54. A primer set comprising: the primer pair of any one of claims 42-44, and a probe comprising or consisting of a nucleotide sequence according to any one of SEQ ID NOs: 7 and 65-66.

55. A primer set comprising: the primer pair of any one of claims 45-47, and a probe comprising or consisting of a nucleotide sequence according to any one of SEQ ID NOs: 67-71.

56. A mixture comprising: the variant primer of any one of claims 1 to 32, and a sample comprising a SARS CoV-2 nucleotide comprising the target nucleotide sequence.

57. A mixture comprising: the primer pair of any one of claims 33 to 47, and a sample comprising a SARS CoV-2 nucleotide comprising the target nucleotide sequence.

58. A method comprising: contacting a sample from a subject with the variant primer of any one of claims 1 to 32 or the primer pair of any one of claims 33 to 47; and amplifying a target nucleotide sequence from the sample.

59. The method of claim 58, wherein the target nucleotide sequence is a SARS CoV-2 nucleotide sequence.

60. The method of claim 58 or 59, wherein the method is to detect and/or identify a SARS CoV-2 variant in a sample comprising SARS CoV-2 nucleic acid.

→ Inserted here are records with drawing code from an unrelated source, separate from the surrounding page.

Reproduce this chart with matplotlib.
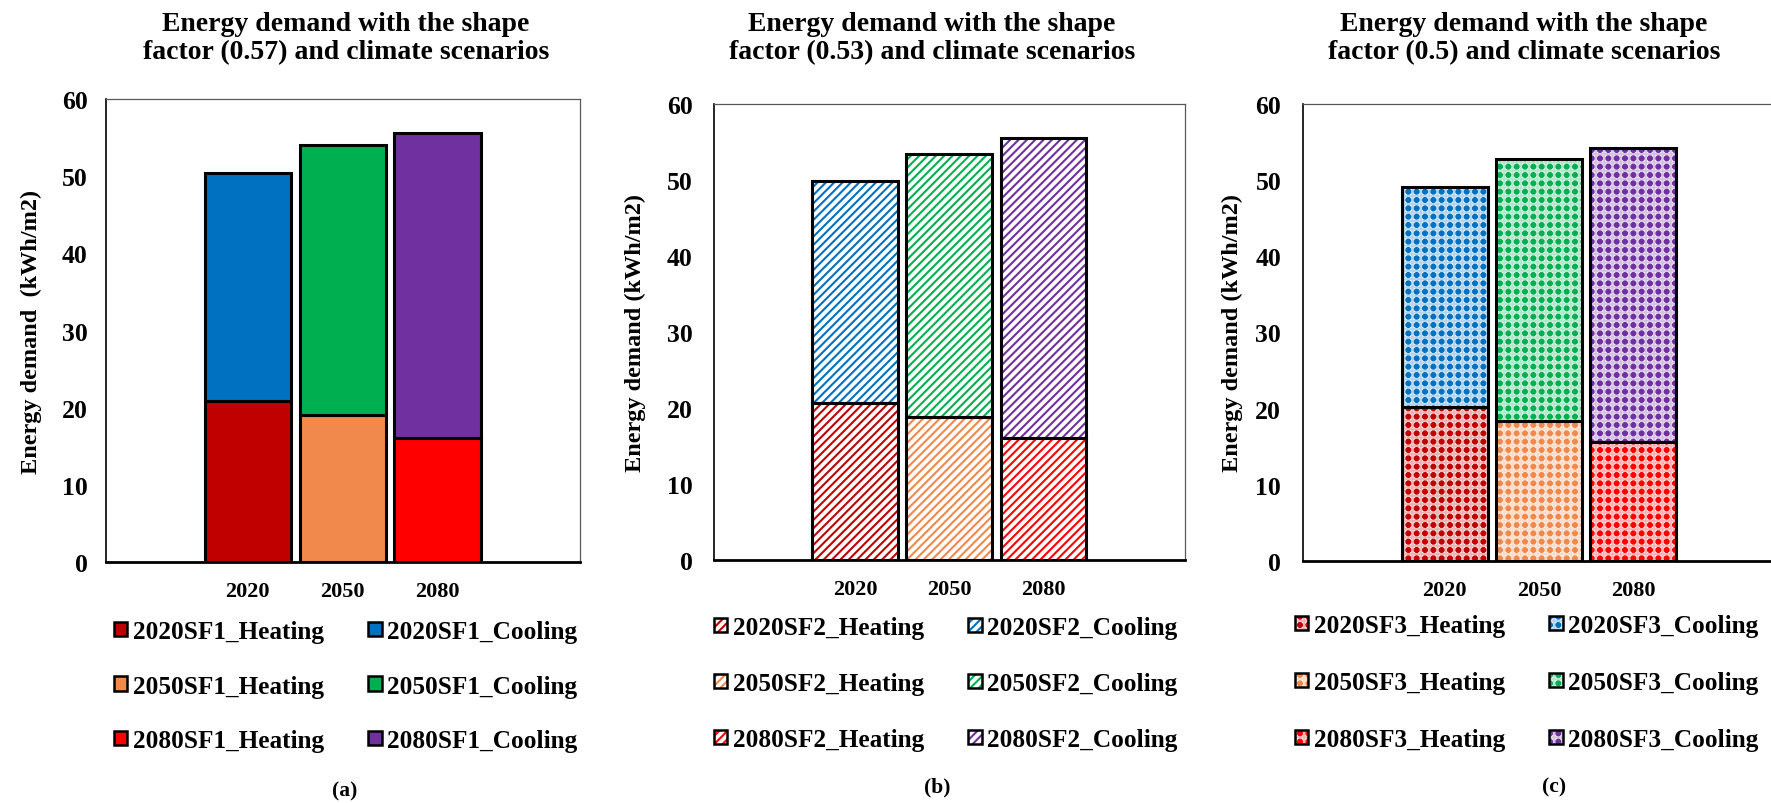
import numpy as np
import matplotlib
matplotlib.use("Agg")
import matplotlib.pyplot as plt
import matplotlib.hatch as mhatch
import matplotlib.colors as mcolors
from matplotlib.path import Path
from matplotlib.patches import Patch

# ---------------- data ----------------
years = ["2020", "2050", "2080"]
heat_sf1 = [20.9, 19.1, 16.1]
cool_sf1 = [29.5, 35.0, 39.5]
heat_sf2 = [20.6, 18.8, 16.1]
cool_sf2 = [29.2, 34.6, 39.4]
heat_sf3 = [20.2, 18.4, 15.6]
cool_sf3 = [28.9, 34.3, 38.6]
shape_factors = ["0.57", "0.53", "0.5"]
sf_names = ["SF1", "SF2", "SF3"]
panel_tags = ["(a)", "(b)", "(c)"]
yticks = [0, 10, 20, 30, 40, 50, 60]

heat_colors = ["#C00000", "#F0894B", "#FF0000"]
cool_colors = ["#0070C0", "#00B050", "#7030A0"]


# square-grid dot hatch (replaces the staggered small-filled-circle pattern)
class SquareDots(mhatch.HatchPatternBase):
    size = 0.24

    def __init__(self, hatch, density):
        self.num_rows = int(hatch.count(".") * density)
        circ = Path.unit_circle()
        self.shape_vertices = circ.vertices
        self.shape_codes = circ.codes
        n = len(self.shape_vertices)
        self.num_vertices = (self.num_rows + 1) ** 2 * n if self.num_rows else 0

    def set_vertices_and_codes(self, vertices, codes):
        offset = 1.0 / self.num_rows
        sv = self.shape_vertices * offset * self.size
        n = len(sv)
        k = 0
        for r in range(self.num_rows + 1):
            for c in range(self.num_rows + 1):
                vertices[k:k + n] = sv + (c * offset, r * offset)
                codes[k:k + n] = self.shape_codes
                k += n


mhatch._hatch_types = [SquareDots if t is mhatch.SmallFilledCircles else t
                       for t in mhatch._hatch_types]

plt.rcParams["font.family"] = ["Liberation Serif", "DejaVu Serif"]
plt.rcParams["font.weight"] = "bold"
plt.rcParams["hatch.linewidth"] = 1.5


def tint(c, f=0.3):
    r, g, b = mcolors.to_rgb(c)
    return (1 - f + f * r, 1 - f + f * g, 1 - f + f * b)


W, H = 1771, 804
fig = plt.figure(figsize=(W / 100, H / 100), dpi=100)


def fx(px):
    return px / W


def fy(py):
    return 1 - py / H


# axes boxes in pixels: left, right, top, bottom
boxes = [(105.6, 579.8, 100, 563.3), (713.7, 1184.8, 104.7, 561), (1303.4, 1774.5, 104.7, 562)]
title_x = [346, 932, 1524]
ylabel_x = [31, 635, 1232]
ytick_pad = [13, 15, 16]
legend_pos = [(113.7, 621), (713.7, 617), (1294.7, 615)]
legend_spacing = [1.25, 1.3, 1.35]
tag_pos = [(344.4, 791.7), (937.5, 787), (1554, 787)]
ylabels = ["Energy demand  (kWh/m2)", "Energy demand (kWh/m2)", "Energy demand (kWh/m2)"]
hatches = [None, "////", ".."]
heats = [heat_sf1, heat_sf2, heat_sf3]
cools = [cool_sf1, cool_sf2, cool_sf3]


def hatched_bars(ax, x, vals, bottom, wbar, cols, hatch):
    if hatch == "..":
        ax.bar(x, vals, wbar, bottom=bottom, color="white", edgecolor=[tint(c) for c in cols],
               hatch="++", linewidth=0, zorder=2)
        ax.bar(x, vals, wbar, bottom=bottom, facecolor="none", edgecolor=cols,
               hatch=hatch, linewidth=0, zorder=2.5)
    else:
        ax.bar(x, vals, wbar, bottom=bottom, color="white", edgecolor=cols,
               hatch=hatch, linewidth=0, zorder=2)
    ax.bar(x, vals, wbar, bottom=bottom, fill=False, edgecolor="black", linewidth=2.2, zorder=3)


def legend_handle(col, hatch):
    if hatch is None:
        return Patch(facecolor=col, edgecolor="black", linewidth=1.8)
    parts = []
    if hatch == "..":
        parts.append(Patch(facecolor="white", edgecolor=tint(col), hatch="++", linewidth=0))
        parts.append(Patch(facecolor="none", edgecolor=col, hatch=hatch, linewidth=0))
    else:
        parts.append(Patch(facecolor="white", edgecolor=col, hatch=hatch, linewidth=0))
    parts.append(Patch(fill=False, edgecolor="black", linewidth=1.8))
    return tuple(parts)


for p in range(3):
    l, r, t, b = boxes[p]
    ax = fig.add_axes([fx(l), fy(b), fx(r - l), (b - t) / H])
    x = np.arange(len(years))
    wbar = 0.91
    heat, cool = heats[p], cools[p]
    hatch = hatches[p]
    if hatch is None:
        ax.bar(x, heat, wbar, color=heat_colors, edgecolor="black", linewidth=2.2, zorder=2)
        ax.bar(x, cool, wbar, bottom=heat, color=cool_colors, edgecolor="black", linewidth=2.2, zorder=2)
    else:
        hatched_bars(ax, x, heat, 0, wbar, heat_colors, hatch)
        hatched_bars(ax, x, cool, heat, wbar, cool_colors, hatch)

    ax.set_xlim(-1.5, 3.5)
    ax.set_ylim(0, 60)
    ax.set_yticks(yticks)
    ax.set_xticks(x)
    ax.set_xticklabels(years, fontsize=16, fontweight="bold")
    ax.tick_params(axis="y", length=0, pad=ytick_pad[p], labelsize=18.5)
    ax.tick_params(axis="x", length=0, pad=13.5)
    for lab in ax.get_yticklabels():
        lab.set_fontweight("bold")
    ax.spines["top"].set_color("#595959")
    ax.spines["right"].set_color("#595959")
    ax.spines["top"].set_linewidth(0.9)
    ax.spines["right"].set_linewidth(0.9)
    ax.spines["left"].set_linewidth(1.2)
    ax.spines["bottom"].set_linewidth(2.0)
    ax.spines["left"].set_color("black")
    ax.spines["bottom"].set_color("black")
    ax.spines["bottom"].set_zorder(4)

    ax.set_ylabel(ylabels[p], fontsize=17.5, fontweight="bold", va="center")
    ax.yaxis.set_label_coords((ylabel_x[p] - l) / (r - l), 0.5)

    fig.text(fx(title_x[p]), fy(38.5),
             "Energy demand with the shape\nfactor (%s) and climate scenarios" % shape_factors[p],
             ha="center", va="center", fontsize=20, fontweight="bold", linespacing=1.2)

    # legend (column-major order: heating column then cooling column)
    handles, labels = [], []
    for kind, cols in (("Heating", heat_colors), ("Cooling", cool_colors)):
        for i, yr in enumerate(years):
            handles.append(legend_handle(cols[i], hatch))
            labels.append("%s%s_%s" % (yr, sf_names[p], kind))
    lx, ly = legend_pos[p]
    fig.legend(handles, labels, loc="upper left", bbox_to_anchor=(fx(lx), fy(ly)),
               ncol=2, frameon=False, handlelength=0.54, handleheight=0.5,
               handletextpad=0.21, columnspacing=1.75, labelspacing=legend_spacing[p],
               borderpad=0, borderaxespad=0, prop={"weight": "bold", "size": 18.2})

    tx, ty = tag_pos[p]
    fig.text(fx(tx), fy(ty), panel_tags[p], ha="center", va="center",
             fontsize=15.5, fontweight="bold")

fig.savefig("out.png", dpi=100)
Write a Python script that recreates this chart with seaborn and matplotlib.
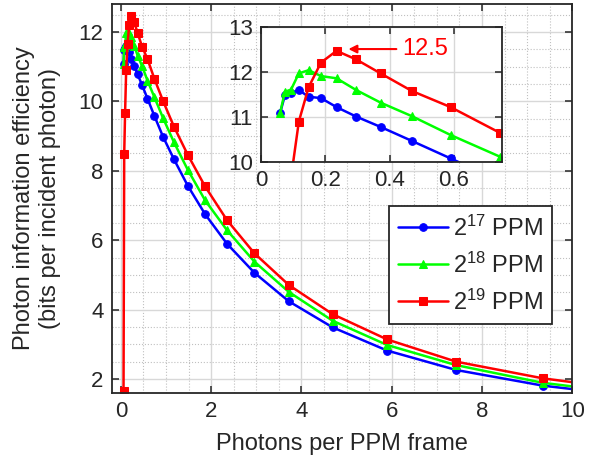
import matplotlib
matplotlib.use('Agg')
import matplotlib.pyplot as plt
import seaborn as sns
from matplotlib.ticker import MultipleLocator

# data (photons per PPM frame vs. bits per incident photon)
photons = [0.059, 0.0743, 0.0935, 0.1177, 0.148, 0.1866, 0.235, 0.296, 0.372, 0.469,
           0.590, 0.743, 0.935, 1.177, 1.482, 1.866, 2.35, 2.96, 3.72, 4.69, 5.90,
           7.43, 9.35, 11.77]
pie_17 = [11.08, 11.48, 11.53, 11.60, 11.45, 11.42, 11.22, 11.01, 10.78, 10.47,
          10.08, 9.58, 8.98, 8.33, 7.57, 6.75, 5.90, 5.06, 4.24, 3.49, 2.82,
          2.26, 1.81, 1.44]
pie_18 = [11.08, 11.56, 11.61, 11.97, 12.04, 11.91, 11.86, 11.60, 11.32, 11.02,
          10.60, 10.12, 9.52, 8.82, 8.03, 7.15, 6.29, 5.38, 4.51, 3.68, 2.98,
          2.40, 1.89, 1.51]
pie_19 = [1.65, 8.48, 9.66, 10.90, 11.66, 12.21, 12.47, 12.28, 11.97, 11.58,
          11.22, 10.65, 10.01, 9.27, 8.46, 7.55, 6.58, 5.62, 4.71, 3.87, 3.14,
          2.50, 2.02, 1.61]
labels = ['$\\mathregular{2^{17}}$ PPM', '$\\mathregular{2^{18}}$ PPM', '$\\mathregular{2^{19}}$ PPM']
series = [pie_17, pie_18, pie_19]
colors = ['#0000ff', '#00ff00', '#ff0000']
markers = ['o', '^', 's']
peak_label = '12.5'

sns.set_theme(style='white')
plt.rcParams['font.family'] = ['Liberation Sans', 'DejaVu Sans']
plt.rcParams['mathtext.fontset'] = 'custom'
plt.rcParams['mathtext.rm'] = 'Liberation Sans'
ink = '#262626'


def style_axes(ax, minor=True):
    for s in ax.spines.values():
        s.set_color(ink)
        s.set_linewidth(1.3)
        s.set_visible(True)
    ax.tick_params(which='major', direction='in', length=5, width=1.1, color=ink,
                   top=True, right=True, bottom=True, left=True,
                   labelsize=16, labelcolor=ink, pad=6)
    ax.grid(True, which='major', color='#d8d8d8', linestyle='-', linewidth=1.0)
    if minor:
        ax.tick_params(which='minor', length=0)
        ax.grid(True, which='minor', color='#c0c0c0', linestyle=':', linewidth=0.8)
    ax.set_axisbelow(True)


def draw(ax, with_labels):
    for ys, c, m, lab in zip(series, colors, markers, labels):
        sns.lineplot(x=photons, y=ys, ax=ax, color=c, marker=m, markersize=5.5,
                     markeredgecolor=c, linewidth=1.8, label=lab if with_labels else None,
                     legend=False, clip_on=True)


fig = plt.figure(figsize=(5.98, 4.65), dpi=100)
ax = fig.add_axes([0.187, 0.155, 0.770, 0.836])
draw(ax, True)
ax.set_xlim(-0.2, 10)
ax.set_ylim(1.6, 12.8)
ax.set_xticks([0, 2, 4, 6, 8, 10])
ax.set_yticks([2, 4, 6, 8, 10, 12])
ax.xaxis.set_minor_locator(MultipleLocator(0.5))
ax.yaxis.set_minor_locator(MultipleLocator(0.5))
style_axes(ax)
ax.set_xlabel('Photons per PPM frame', fontsize=17, color=ink, labelpad=8)
ax.set_ylabel('Photon information efficiency\n(bits per incident photon)',
              fontsize=17, color=ink, labelpad=13, linespacing=1.2)
leg = ax.legend(loc='lower right', bbox_to_anchor=(0.957, 0.177), borderaxespad=0,
                fontsize=17, frameon=True, fancybox=False, framealpha=1,
                handlelength=2.1, handletextpad=0.2, labelspacing=0.5,
                borderpad=0.4)
leg.get_frame().set_edgecolor(ink)
leg.get_frame().set_linewidth(1.3)

# inset zoom on the peak
axi = fig.add_axes([0.4365, 0.6516, 0.403, 0.2903])
axi.set_facecolor('white')
draw(axi, False)
axi.set_xlim(0, 0.75)
axi.set_ylim(10, 13)
axi.set_xticks([0, 0.2, 0.4, 0.6])
axi.set_xticklabels(['0', '0.2', '0.4', '0.6'])
axi.set_yticks([10, 11, 12, 13])
style_axes(axi, minor=False)
axi.annotate(peak_label, xy=(0.272, 12.51), xytext=(0.44, 12.51),
             color='#ff0000', fontsize=17, va='center', ha='left',
             arrowprops=dict(arrowstyle='-|>', color='#ff0000', lw=1.5,
                             mutation_scale=12, shrinkA=2, shrinkB=0))

fig.savefig('out.png', dpi=100)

61. A method of identifying a subject for treatment, comprising (i) identifying one or more nucleotide sequence changes (e.g., SNVs) associated with a SARS CoV-2 variant(s) in a sample from the subject, (ii) determining a SARS CoV-2 variant strain(s) with the nucleotide sequence changes identified, and (iii) administering therapy according to the determined SARS CoV-2 variant strain(s), wherein the step of identifying one or more nucleotide sequence changes comprises contacting the sample with the variant primer of any one of claims 1 to 32, or the primer pair of any one of claims 33 to 47.

62. A method of identifying a predominant SARS CoV-2 variant in a population of subjects, said method comprising identifying one or more nucleotide sequence changes (e.g., SNVs) associated with a SARS CoV-2 variant(s) in samples from the population of subjects, wherein the identifying comprises contacting the samples with the variant primer of any one of claims 1 to 32 or the primer pair of any one of claims 33 to 47.

63. A kit comprising: the variant primer of any one of claims 1 to 32 or the primer pair of any one of claims 33 to 47; and instructions for use.